Ya I will contact no doubt. Just kind of bummed out. Not really sweating the lost of product as  much as wondering what happens next time. Honestly, I'm not gonna stop doing what I'm doing but I definitely need to research and rethink this whole thing. Thanks for responding.


----------



## ToolSteel (Mar 28, 2017)

Or just find a local/domestic source and not have to worry about customs.


----------



## Seeker (Mar 28, 2017)

Oldjarhead said:


> Ya I will contact no doubt. Just kind of bummed out. Not really sweating the lost of product as  much as wondering what happens next time. Honestly, I'm not gonna stop doing what I'm doing but I definitely need to research and rethink this whole thing. Thanks for responding.

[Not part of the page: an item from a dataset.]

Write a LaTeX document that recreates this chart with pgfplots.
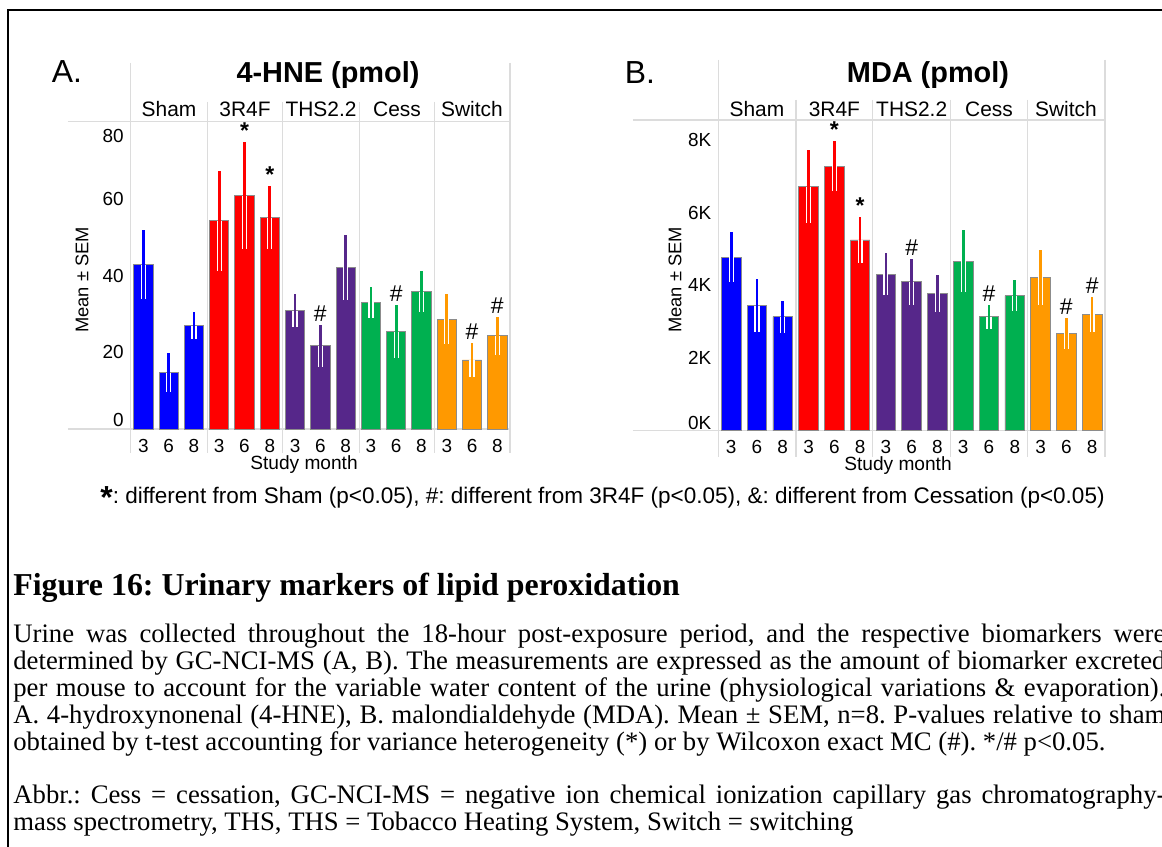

Probably nothing next time. It might go through with no issues. But it might get seized again. It's the chance you take with international.


----------



## MS1605 (Mar 28, 2017)

Seeker said:


> or an actual mailbox at a privately owned shipping store.. because your wife asked you too.


 
Never heard of this one before?


----------



## Seeker (Mar 28, 2017)

MS1605 said:


> Never heard of this one before?



Ive had one. Paid $10 a month. You use the actual physical address of the store plus your mail box number.
IE: 5 Main St #200
Town, state, zip.


----------



## Oldjarhead (Mar 28, 2017)

Seeker said:


> Ive had one. Paid $10 a month. You use the actual physical address of the store plus your mail box number.
> IE: 5 Main St #200
> Town, state, zip.


As soon as I park this tractor this afternoon that is exactly what I'm doing.


----------



## MS1605 (Mar 28, 2017)

Seeker said:


> Ive had one. Paid $10 a month. You use the actual physical address of the store plus your mail box number.
> IE: 5 Main St #200
> Town, state, zip.



Thats weird. So im assuming you kind of have to befriend the store owner a little? I mean, They have to know something even a little shady is most likley happening if you are not getting a PO box and you are trying to "rent" their business box?


----------



## Seeker (Mar 28, 2017)

MS1605 said:


> Thats weird. So im assuming you kind of have to befriend the store owner a little? I mean, They have to know something even a little shady is most likley happening if you are not getting a PO box and you are trying to "rent" their business box?




Haha no, brother. They rent out mailboxes to the public in addition to all other shipping needs someone may have.   They're like po boxes. You can rent different sizes. It's an added revenue for  the store.  I liked it because I had my own key to the mailbox section of the store which is right when you walk in. Like in the lobby of  the store. So a customer who rented a mailbox could go check their mail 24hours a day. The rest of the store would be gated and locked from the mailbox section.


----------



## Oldjarhead (Mar 29, 2017)

Seeker said:


> Haha no, brother. They rent out mailboxes to the public in addition to all other shipping needs someone may have.   They're like po boxes. You can rent different sizes. It's an added revenue for  the store.  I liked it because I had my own key to the mailbox section of the store which is right when you walk in. Like in the lobby of  the store. So a customer who rented a mailbox could go check their mail 24hours a day. The rest of the store would be gated and locked from the mailbox section.


So as it is I just went with a PO Box. 108.00 for a year and the 13 month free. Hunnie is happy so that makes it priceless. In addition my local domestic source is still at it. I would say he's a little more exspencive but after this turn of events who's to say. Thank you seeker and everybody else for your Regards.


----------



## Seeker (Mar 29, 2017)

Sounds good man.  And now you don't have to worry about the Mrs. Getting all nervous About the packages coming to your door.


----------



## Jmn (Mar 30, 2017)

Ignore ignore ignore I have received them in the past as well the first one scared the crap out of me.


----------